Is there no integrated thinking about Office, but rather
ad hoc projects that eventually get somewhow artificially
tied together? Doesn't the absence of forethought
necessarily result in unnecessary complexity, side by
side with the over-simplifications of people acting like
pioneers where the frontier has been plowed over
repeatedly. The fact that Outlook isn't equipped with
notetaking capabilities doesn't change the fact that pims
that do emphasize this capability have been around a long
time.
Here's another astounding omission. Well, not as
astounding as the first, but still mind blowing. MS wants
to get involved in the business of designing search
engines, and a notetaking program needs excellent search
capabilities. Yet it equips OneNote with a mediocre
search engine that isn't even fully Boolean.

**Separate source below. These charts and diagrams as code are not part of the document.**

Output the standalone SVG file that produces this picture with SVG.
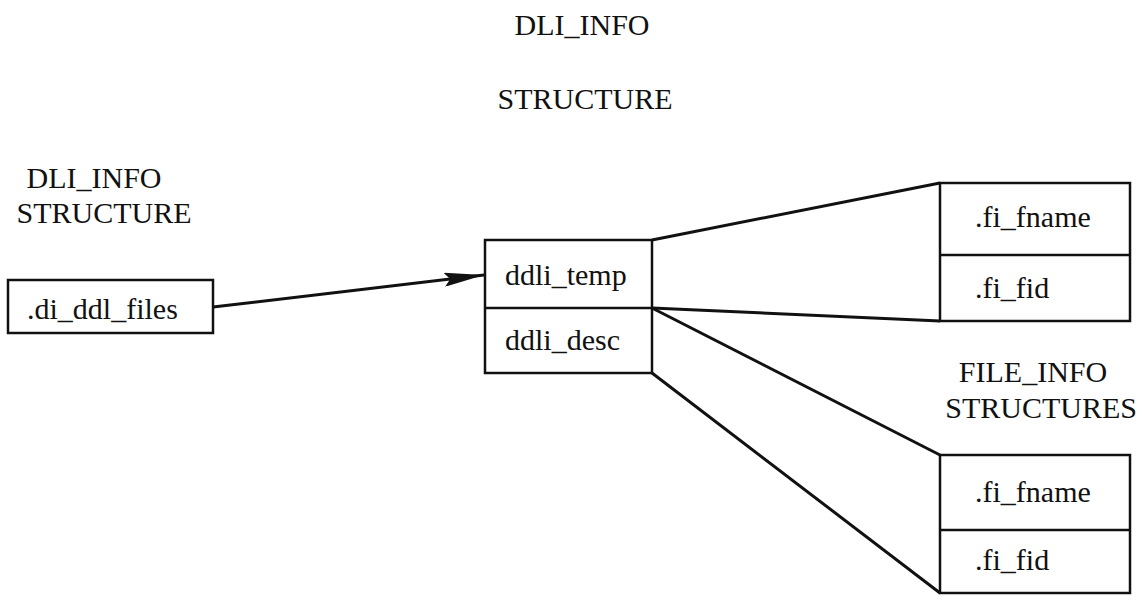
<svg xmlns="http://www.w3.org/2000/svg" width="1143" height="601" viewBox="0 0 1143 601">
<style>
text{font-family:"Liberation Serif","Times New Roman",serif;font-size:30px;fill:#111}
.box{fill:none;stroke:#111;stroke-width:2.5}
.ln{fill:none;stroke:#111;stroke-width:3}
</style>
<defs>
<marker id="ah" viewBox="0 0 40 14" refX="40" refY="7" markerWidth="40" markerHeight="14" markerUnits="userSpaceOnUse" orient="auto">
<path d="M0,0 L40,7 L0,14 L6,7 Z" fill="#111"/>
</marker>
</defs>
<rect width="1143" height="601" fill="#fff"/>
<g id="title">
<text x="582" y="35" text-anchor="middle">DLI_INFO</text>
<text x="585" y="109" text-anchor="middle">STRUCTURE</text>
</g>
<g id="left-label">
<text x="94" y="188" text-anchor="middle">DLI_INFO</text>
<text x="104" y="223" text-anchor="middle">STRUCTURE</text>
</g>
<g id="di-node">
<rect class="box" x="8" y="280" width="205" height="53"/>
<text x="27" y="319">.di_ddl_files</text>
</g>
<g id="ddli-node">
<rect class="box" x="485" y="240" width="167" height="133"/>
<line class="box" x1="485" y1="308" x2="652" y2="308"/>
<text x="505" y="285">ddli_temp</text>
<text x="505" y="350">ddli_desc</text>
</g>
<g id="fi-node-1">
<rect class="box" x="940" y="183" width="190" height="138"/>
<line class="box" x1="940" y1="255" x2="1130" y2="255"/>
<text x="975" y="227">.fi_fname</text>
<text x="975" y="298">.fi_fid</text>
</g>
<g id="file-info-label">
<text x="1033" y="382" text-anchor="middle">FILE_INFO</text>
<text x="1137" y="418" text-anchor="end">STRUCTURES</text>
</g>
<g id="fi-node-2">
<rect class="box" x="940" y="455" width="190" height="138"/>
<line class="box" x1="940" y1="530" x2="1130" y2="530"/>
<text x="975" y="502">.fi_fname</text>
<text x="975" y="570">.fi_fid</text>
</g>
<g id="connectors">
<line class="ln" x1="213" y1="307" x2="484" y2="275" marker-end="url(#ah)"/>
<line class="ln" x1="652" y1="240" x2="940" y2="183"/>
<line class="ln" x1="652" y1="308" x2="940" y2="321"/>
<line class="ln" x1="652" y1="308" x2="940" y2="455"/>
<line class="ln" x1="652" y1="373" x2="940" y2="593"/>
</g>
</svg>
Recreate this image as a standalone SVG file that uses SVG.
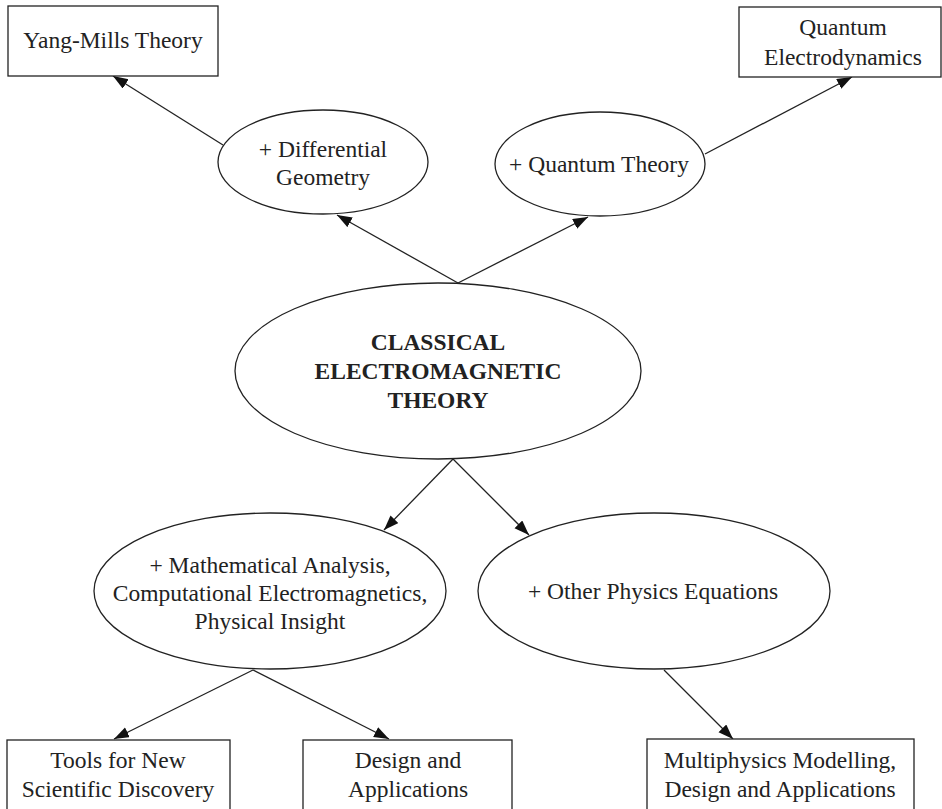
<svg xmlns="http://www.w3.org/2000/svg" width="942" height="809" viewBox="0 0 942 809">
<style>
.n{fill:#fff;stroke:#222;stroke-width:1.3}
.t{font-family:"Liberation Serif",serif;font-size:23.5px;fill:#222;text-anchor:middle}
.b{font-weight:bold;font-size:23.5px}
.e{stroke:#222;stroke-width:1.3;fill:none}
</style>
<defs>
<marker id="ah" markerUnits="userSpaceOnUse" markerWidth="16" markerHeight="12" refX="15" refY="5.5" orient="auto">
<path d="M0,0 L15,5.5 L0,11 z" fill="#111"/>
</marker>
</defs>
<g id="connectors">
<line class="e" x1="223" y1="145" x2="113" y2="76" marker-end="url(#ah)"/>
<line class="e" x1="705" y1="154" x2="852" y2="77" marker-end="url(#ah)"/>
<line class="e" x1="458" y1="283" x2="337" y2="215" marker-end="url(#ah)"/>
<line class="e" x1="458" y1="283" x2="588" y2="217" marker-end="url(#ah)"/>
<line class="e" x1="453" y1="459" x2="384" y2="530" marker-end="url(#ah)"/>
<line class="e" x1="453" y1="459" x2="529" y2="535" marker-end="url(#ah)"/>
<line class="e" x1="253" y1="670" x2="114" y2="739" marker-end="url(#ah)"/>
<line class="e" x1="253" y1="670" x2="389" y2="739" marker-end="url(#ah)"/>
<line class="e" x1="664" y1="670" x2="733" y2="739" marker-end="url(#ah)"/>
</g>
<g id="yangmills">
<rect class="n" x="8" y="6" width="210" height="70"/>
<text class="t" x="113" y="48">Yang-Mills Theory</text>
</g>
<g id="qed">
<rect class="n" x="739" y="7" width="202" height="70"/>
<text class="t" x="843" y="35">Quantum</text>
<text class="t" x="843" y="65">Electrodynamics</text>
</g>
<g id="diffgeom">
<ellipse class="n" cx="323" cy="162" rx="105" ry="52"/>
<text class="t" x="323" y="157">+ Differential</text>
<text class="t" x="323" y="185">Geometry</text>
</g>
<g id="quantum">
<ellipse class="n" cx="600" cy="164" rx="105" ry="52"/>
<text class="t" x="599" y="172">+ Quantum Theory</text>
</g>
<g id="classical">
<ellipse class="n" cx="438" cy="371" rx="203" ry="88"/>
<text class="t b" x="438" y="350">CLASSICAL</text>
<text class="t b" x="438" y="379">ELECTROMAGNETIC</text>
<text class="t b" x="438" y="408">THEORY</text>
</g>
<g id="math">
<ellipse class="n" cx="270" cy="591" rx="176" ry="78"/>
<text class="t" x="270" y="573">+ Mathematical Analysis,</text>
<text class="t" x="270" y="601">Computational Electromagnetics,</text>
<text class="t" x="270" y="629">Physical Insight</text>
</g>
<g id="other">
<ellipse class="n" cx="654" cy="591" rx="176" ry="78"/>
<text class="t" x="653" y="599">+ Other Physics Equations</text>
</g>
<g id="tools">
<rect class="n" x="7" y="740" width="223" height="80"/>
<text class="t" x="118" y="768">Tools for New</text>
<text class="t" x="118" y="797">Scientific Discovery</text>
</g>
<g id="design">
<rect class="n" x="303" y="740" width="209" height="80"/>
<text class="t" x="408" y="768">Design and</text>
<text class="t" x="408" y="797">Applications</text>
</g>
<g id="multi">
<rect class="n" x="647" y="739" width="267" height="80"/>
<text class="t" x="780" y="768">Multiphysics Modelling,</text>
<text class="t" x="780" y="797">Design and Applications</text>
</g>
</svg>
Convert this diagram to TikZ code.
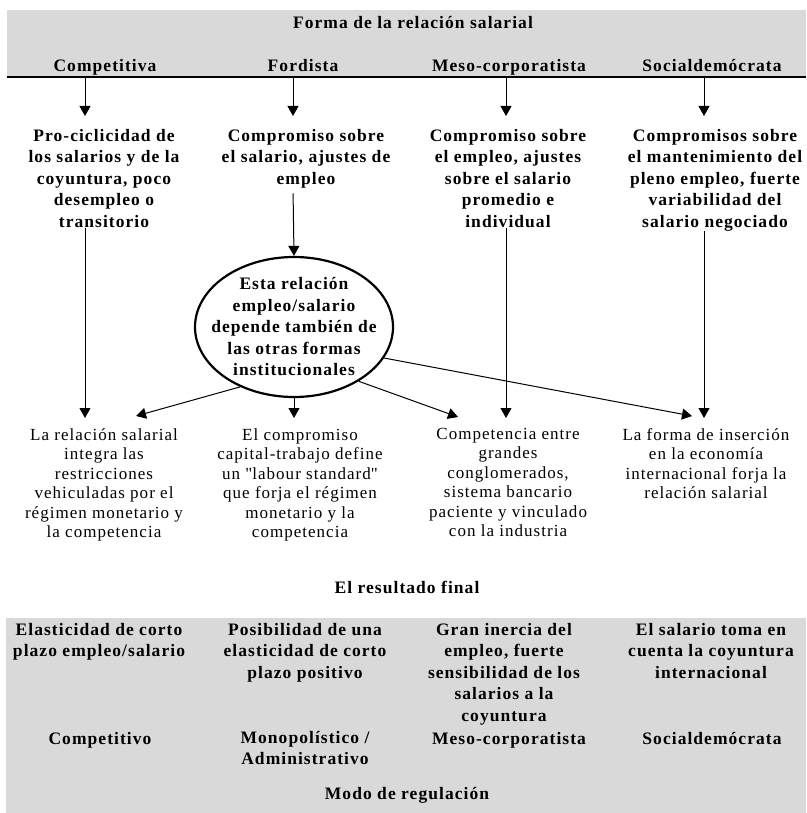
\documentclass[tikz,border=0pt]{standalone}
\usepackage{fontspec}
\setmainfont{Liberation Serif}[LetterSpace=6]
\usetikzlibrary{arrows.meta, shapes.geometric, positioning, calc}
\definecolor{bandgray}{RGB}{217,217,217}

\begin{document}
\begin{tikzpicture}[x=1pt, y=-1pt,
        band/.style={fill=bandgray, draw=none},
        head/.style={font=\bfseries\fontsize{17.5}{21.5}\selectfont, inner sep=0pt, anchor=base},
        cell/.style={align=center, font=\bfseries\fontsize{17.5}{21.5}\selectfont, inner sep=0pt, anchor=north},
        note/.style={align=center, font=\fontsize{17}{19.5}\selectfont, inner sep=0pt, anchor=north},
        hub/.style={ellipse, draw, line width=2.2pt, minimum width=198pt, minimum height=140pt, inner sep=0pt},
        arrow/.style={-{Triangle[length=10pt, width=11pt]}, line width=1pt}
      ]
      \useasboundingbox (0,0) rectangle (806,813);

      % Gray bands
      \fill[band] (7,10) rectangle (806,77);
      \fill[band] (6,618) rectangle (806,813);
      \draw[line width=2.5pt] (7,77) -- (806,77);

      % Header
      \node (title) [head] at (413,29) {Forma de la relación salarial};
      \node (h1) [head] at (105,72) {Competitiva};
      \node (h2) [head] at (303,72) {Fordista};
      \node (h3) [head] at (509,72) {Meso-corporatista};
      \node (h4) [head] at (712,72) {Socialdemócrata};
      \coordinate (l1) at (85,77);
      \coordinate (l2) at (293,77);
      \coordinate (l3) at (506,77);
      \coordinate (l4) at (704,77);

      % Compromises
      \node (top1) [cell] at (104,129) {Pro-ciclicidad de\\los salarios y de la\\coyuntura, poco\\desempleo o\\transitorio};
      \node (top2) [cell] at (306,129) {Compromiso sobre\\el salario, ajustes de\\empleo};
      \node (top3) [cell] at (508,129) {Compromiso sobre\\el empleo, ajustes\\sobre el salario\\promedio e\\individual};
      \node (top4) [cell] at (715,129) {Compromisos sobre\\el mantenimiento del\\pleno empleo, fuerte\\variabilidad del\\salario negociado};

      % Central ellipse
      \node (hub) [hub] at (294,327) {};
      \node (hubtxt) [cell, anchor=center] at (294,327) {Esta relación\\empleo/salario\\depende también de\\las otras formas\\institucionales};

      % Outcomes
      \node (low1) [note] at (104,428) {La relación salarial\\integra las\\restricciones\\vehiculadas por el\\régimen monetario y\\la competencia};
      \node (low2) [note] at (300,428) {El compromiso\\capital-trabajo define\\un \textquotedbl labour standard\textquotedbl\\que forja el régimen\\monetario y la\\competencia};
      \node (low3) [note] at (508,428) {Competencia entre\\grandes\\conglomerados,\\sistema bancario\\paciente y vinculado\\con la industria};
      \node (low4) [note] at (706,428) {La forma de inserción\\en la economía\\internacional forja la\\relación salarial};

      % Arrows
      \draw [arrow, shorten >=13pt] (l1) -- (l1 |- top1.north);
      \draw [arrow, shorten >=13pt] (l2) -- (l2 |- top2.north);
      \draw [arrow, shorten >=13pt] (l3) -- (l3 |- top3.north);
      \draw [arrow, shorten >=13pt] (l4) -- (l4 |- top4.north);
      \draw [arrow, shorten >=10pt] (l1 |- top1.south) -- (l1 |- low1.north);
      \draw [arrow, shorten <=5pt] (l2 |- top2.south) -- (hub.north);
      \draw [arrow, shorten >=10pt] (l3 |- top3.south) -- (l3 |- low3.north);
      \draw [arrow, shorten >=10pt] (l4 |- top4.south) -- (l4 |- low4.north);
      \draw [arrow] (hub.228) -- ([xshift=32pt, yshift=12pt]low1.north);
      \draw [arrow, shorten >=10pt] (hub.south) -- (hub.south |- low2.north);
      \draw [arrow] (hub.320) -- ([xshift=-50pt, yshift=11pt]low3.north);
      \draw [arrow] (hub.341) -- ([xshift=-14pt, yshift=12pt]low4.north);

      % Final result
      \node (result) [head] at (407,593) {El resultado final};
      \node (res1) [cell] at (99,623) {Elasticidad de corto\\plazo empleo/salario};
      \node (res2) [cell] at (305,623) {Posibilidad de una\\elasticidad de corto\\plazo positivo};
      \node (res3) [cell] at (504,623) {Gran inercia del\\empleo, fuerte\\sensibilidad de los\\salarios a la\\coyuntura};
      \node (res4) [cell] at (711,623) {El salario toma en\\cuenta la coyuntura\\internacional};
      \node (mode1) [head] at (100,744) {Competitivo};
      \node (mode2) [cell] at (305,731) {Monopolístico /\\Administrativo};
      \node (mode3) [head] at (509,744) {Meso-corporatista};
      \node (mode4) [head] at (712,744) {Socialdemócrata};
      \node (regul) [head] at (407,799) {Modo de regulación};

    \end{tikzpicture}
\end{document}
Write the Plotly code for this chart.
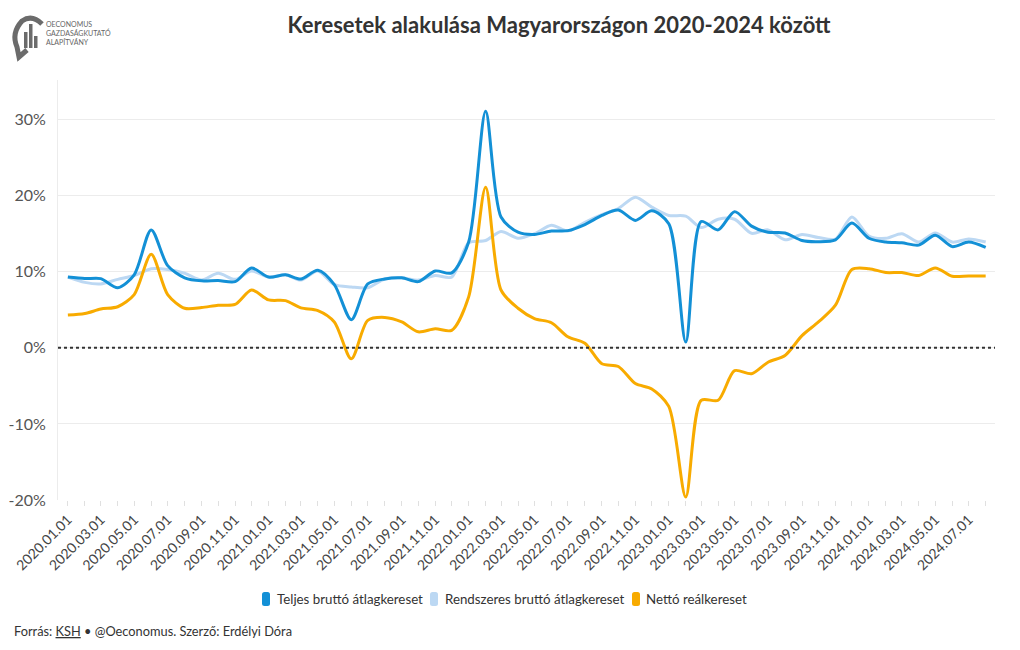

Microsoft products inspire the most profound ambivalence.
-----Original Message-----
It's not present in OneNote 2003 (you can verify this by selecting text and
hitting Ctrl-C twice - nothing happens!).
I agree that it would be useful to have it present in ON and I'm sure that
this would be included in a future release as ON grows out of its infancy
and gains more and more of the common Office features.